Denunciation Closes R’kiri Gaming Halls

Gambling halls in Ratanakkiri province are being shut down this week after local rights group Adhoc and a lawmaker raised an alert saying illegal gambling is harming the country.

Gambling—be it through card games, computer games, Youki, or unlicensed sports betting—has long been illegal in Cambodia, critics say, but it exists nonetheless, especially during the Khmer New Year holiday.

At least three Ratanakkiri gambling halls were shut down Tuesday, authorities said, after Adhoc asked for permission to hold 100-person protests outside the establishments.

“They are no more,” Bou Lum, deputy governor of Ratanakkiri province, confirmed Tuesday.

On Wednesday, Kum Sakhan, governor of Bokeo district in Ratanakkiri, said he ordered police to shut down gambling sites there that morning.

“No one allows them to open gambling” halls, Kum Sakhan said. “We prohibit gambling, pouring water and [throwing] powder at people while they are traveling during the New Year.”

Heng Bunthann, governor of Ratanakkiri’s O’Yadaw district, also said gambling halls there were shut down Wednesday morning.

Gambling triggers stealing, property loss and violence—in short, a crisis of society, said SRP lawmaker Yim Sovann, who slammed the existence of gambling halls in a Tuesday letter to Interior Minister Sar Kheng.

In it, Yim Sovann wrote that he believes “rogue” Ratanakkiri officials are complacent or are being paid outright to allow illegal, out-in-the-open gambling halls.

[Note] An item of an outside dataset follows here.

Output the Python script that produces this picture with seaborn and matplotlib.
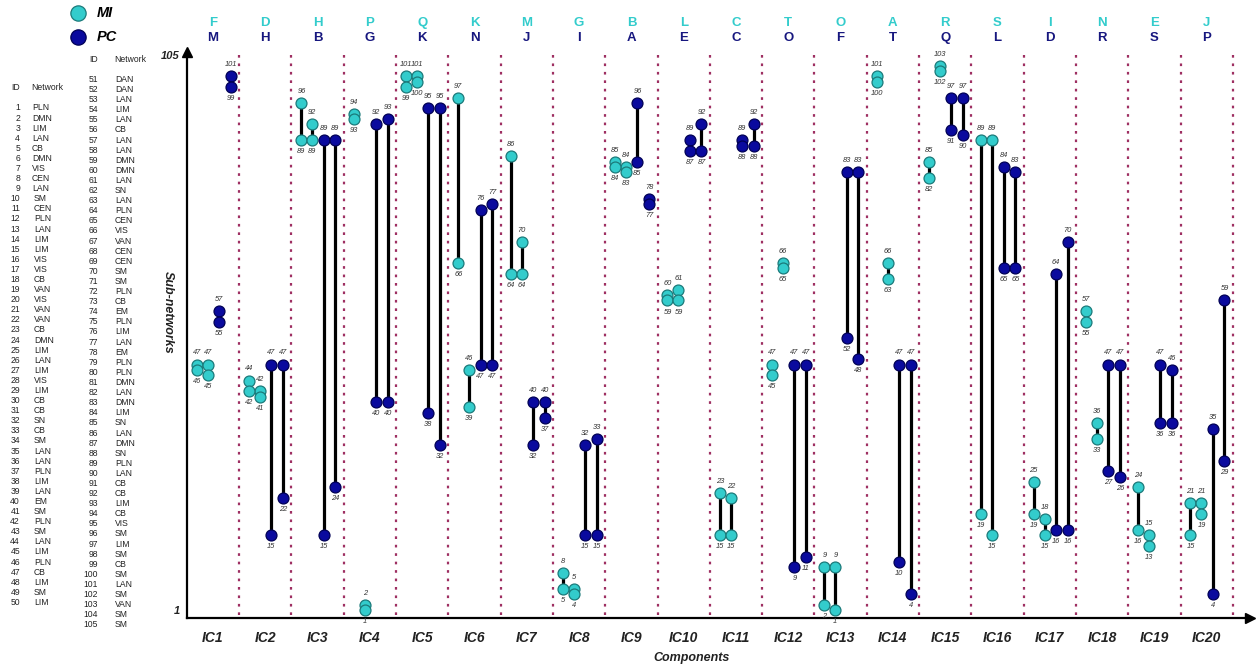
import matplotlib
matplotlib.use("Agg")
import matplotlib.pyplot as plt
from matplotlib.lines import Line2D
import pandas as pd
import seaborn as sns

# ---------------------------------------------------------------- data
components = [f"IC{i}" for i in range(1, 21)]
mi_letters = list("FDHPQKMGBLCTOARSINEJ")
pc_letters = list("MHBGKNJIAECOFTQLDRSP")

# (top, bottom) sub-network IDs of each pair, one entry per component
mi_pair_a = [(47, 46), (44, 42), (96, 89), (94, 93), (101, 99), (97, 66), (86, 64),
             (8, 5), (85, 84), (60, 59), (23, 15), (47, 45), (9, 2), (101, 100),
             (85, 82), (89, 19), (25, 19), (57, 55), (24, 16), (21, 15)]
mi_pair_b = [(47, 45), (42, 41), (92, 89), (2, 1), (101, 100), (46, 39), (70, 64),
             (5, 4), (84, 83), (61, 59), (22, 15), (66, 65), (9, 1), (66, 63),
             (103, 102), (89, 15), (18, 15), (36, 33), (15, 13), (21, 19)]
pc_pair_a = [(57, 55), (47, 15), (89, 15), (92, 40), (95, 38), (76, 47), (40, 32),
             (32, 15), (96, 85), (89, 87), (89, 88), (47, 9), (83, 52), (47, 10),
             (97, 91), (84, 65), (64, 16), (47, 27), (47, 36), (35, 4)]
pc_pair_b = [(101, 99), (47, 22), (89, 24), (93, 40), (95, 32), (77, 47), (40, 37),
             (33, 15), (78, 77), (92, 87), (92, 88), (47, 11), (83, 48), (47, 4),
             (97, 90), (83, 65), (70, 16), (47, 26), (46, 36), (59, 29)]

network_ids = list(range(1, 106))
network_names = [
    "PLN", "DMN", "LIM", "LAN", "CB", "DMN", "VIS", "CEN", "LAN", "SM",
    "CEN", "PLN", "LAN", "LIM", "LIM", "VIS", "VIS", "CB", "VAN", "VIS",
    "VAN", "VAN", "CB", "DMN", "LIM", "LAN", "LIM", "VIS", "LIM", "CB",
    "CB", "SN", "CB", "SM", "LAN", "LAN", "PLN", "LIM", "LAN", "EM",
    "SM", "PLN", "SM", "LAN", "LIM", "PLN", "CB", "LIM", "SM", "LIM",
    "DAN", "DAN", "LAN", "LIM", "LAN", "CB", "LAN", "LAN", "DMN", "DMN",
    "LAN", "SN", "LAN", "PLN", "CEN", "VIS", "VAN", "CEN", "CEN", "SM",
    "SM", "PLN", "CB", "EM", "PLN", "LIM", "LAN", "EM", "PLN", "PLN",
    "DMN", "LAN", "DMN", "LIM", "SN", "LAN", "DMN", "SN", "PLN", "LAN",
    "CB", "CB", "LIM", "CB", "VIS", "SM", "LIM", "SM", "CB", "SM",
    "LAN", "SM", "VAN", "SM", "SM",
]

# ---------------------------------------------------------------- style
sns.set_theme(style="white")
plt.rcParams["font.family"] = ["Liberation Sans", "DejaVu Sans"]

CYAN = "#33CCCC"
CYAN_EDGE = "#1B7A7A"
NAVY = "#0A0A9E"
NAVY_EDGE = "#000055"
LETTER_NAVY = "#17177F"
DOTS = "#9E2F62"
TEXT = "#222222"

W, H = 1258, 670
fig = plt.figure(figsize=(W / 100, H / 100), dpi=100)

# axes box in pixels
ax_l, ax_r, ax_t, ax_b = 187, 1248, 55, 618
ax = fig.add_axes([ax_l / W, (H - ax_b) / H, (ax_r - ax_l) / W, (ax_b - ax_t) / H])

# slot offsets (in component units) for the four pairs of a component
slot_offset = [-0.31, -0.10, 0.115, 0.34]

rows = []
for series, method, slot in [(mi_pair_a, "MI", 0), (mi_pair_b, "MI", 1),
                             (pc_pair_a, "PC", 2), (pc_pair_b, "PC", 3)]:
    for i, (top, bottom) in enumerate(series):
        rows.append({"component": components[i], "method": method,
                     "x": i + 1 + slot_offset[slot], "top": top, "bottom": bottom})
pairs = pd.DataFrame(rows)
points = pairs.melt(id_vars=["component", "method", "x"], value_vars=["top", "bottom"],
                    var_name="end", value_name="id")

# separators between components
ax.vlines([k + 0.5 for k in range(1, 21)], 0, 105, colors=DOTS,
          linestyles=(0, (1.2, 2.6)), linewidth=1.6, zorder=1)

# connecting segments
ax.vlines(pairs["x"], pairs["bottom"], pairs["top"], colors="black",
          linewidth=2.3, zorder=2)

sns.scatterplot(data=points[points["method"] == "MI"], x="x", y="id", color=CYAN,
                edgecolor=CYAN_EDGE, linewidth=0.9, s=62, zorder=3, ax=ax, legend=False)
sns.scatterplot(data=points[points["method"] == "PC"], x="x", y="id", color=NAVY,
                edgecolor=NAVY_EDGE, linewidth=0.9, s=62, zorder=3, ax=ax, legend=False)

# value labels
lkw = dict(textcoords="offset points", ha="center", va="center", fontsize=5.4,
           style="italic", color="#333333", zorder=4, annotation_clip=False)
for _, r in pairs.iterrows():
    ax.annotate(str(r["top"]), (r["x"], r["top"]), xytext=(0, 8.3), **lkw)
    ax.annotate(str(r["bottom"]), (r["x"], r["bottom"]), xytext=(0, -8.3), **lkw)

# network letters above each component
xtr = ax.get_xaxis_transform()
for i in range(20):
    ax.text(i + 1, (ax_b - 23) / (ax_b - ax_t), mi_letters[i], transform=xtr,
            ha="center", va="center", fontsize=9.5, fontweight="bold", color=CYAN)
    ax.text(i + 1, (ax_b - 38) / (ax_b - ax_t), pc_letters[i], transform=xtr,
            ha="center", va="center", fontsize=9.5, fontweight="bold", color=LETTER_NAVY)

# axes
x_left = 1 - (213 - ax_l) / 52.3
x_right = 1 + (ax_r - 213) / 52.3
ax.set_xlim(x_left, x_right)
ax.set_ylim(-0.5, 105)
ax.set_xticks(range(1, 21))
ax.set_xticklabels(components, fontsize=10, fontweight="bold", style="italic", color=TEXT)
ax.set_yticks([1, 105])
ax.set_yticklabels(["1", "105"], fontsize=8, fontweight="bold", style="italic", color=TEXT)
ax.tick_params(axis="x", length=0, pad=9)
ax.tick_params(axis="y", length=0, pad=5)
ax.set_xlabel("")
ax.set_ylabel("")
for side in ["top", "right"]:
    ax.spines[side].set_visible(False)
for side in ["left", "bottom"]:
    ax.spines[side].set_color("black")
    ax.spines[side].set_linewidth(1.6)
ax.plot(0, 1.005, marker="^", color="black", markersize=7, transform=ax.transAxes,
        clip_on=False)
ax.plot(1.002, 0, marker=">", color="black", markersize=7, transform=ax.transAxes,
        clip_on=False)

fig.text(692 / W, 1 - 658 / H, "Components", ha="center", va="center",
         fontsize=9, fontweight="bold", style="italic", color=TEXT)
fig.text(168 / W, 1 - 312 / H, "Sub-networks", ha="center", va="center",
         rotation=-90, fontsize=9, fontweight="bold", style="italic", color=TEXT)

# legend
for ypix, label, fc, ec in [(13, "MI", CYAN, CYAN_EDGE), (37, "PC", NAVY, NAVY_EDGE)]:
    fig.add_artist(Line2D([78 / W], [1 - ypix / H], marker="o", markersize=11,
                          markerfacecolor=fc, markeredgecolor=ec, markeredgewidth=0.9,
                          linestyle="none", transform=fig.transFigure))
    fig.text(97 / W, 1 - ypix / H, label, ha="left", va="center", fontsize=10.5,
             fontweight="bold", style="italic", color="black")

# network lookup table
tkw = dict(fontsize=6.2, color=TEXT, va="center")
fig.text(20 / W, 1 - 88 / H, "ID", ha="right", **tkw)
fig.text(31 / W, 1 - 88 / H, "Network", ha="left", **tkw)
fig.text(98 / W, 1 - 59 / H, "ID", ha="right", **tkw)
fig.text(114 / W, 1 - 59 / H, "Network", ha="left", **tkw)
for nid, name in zip(network_ids, network_names):
    if nid <= 50:
        y = 108 + (nid - 1) * 10.09
        fig.text(20 / W, 1 - y / H, str(nid), ha="right", **tkw)
        fig.text((32 if nid < 10 else 34) / W, 1 - y / H, name, ha="left", **tkw)
    else:
        y = 79.5 + (nid - 51) * 10.1
        fig.text(98 / W, 1 - y / H, str(nid), ha="right", **tkw)
        fig.text(115 / W, 1 - y / H, name, ha="left", **tkw)

fig.savefig("out.png", dpi=100, facecolor="white")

Interior Ministry spokesman Lieutenant General Khieu Sopheak could not be reached for comment Wednesday. Phnom Penh Deputy Governor Pa Socheatvong dismissed the SRP complaint, saying, “It’s a small thing.”

Adhoc decried the effects of gambling. People lose as much as $10,000 a night, said Pen Bonnar, Adhoc’s coordinator in Ratanakkiri. Sometimes there are serious consequences, he said.

“We have seen gambling in 2007 cause violence, robbery and killing,” he said. “We have to prevent it.”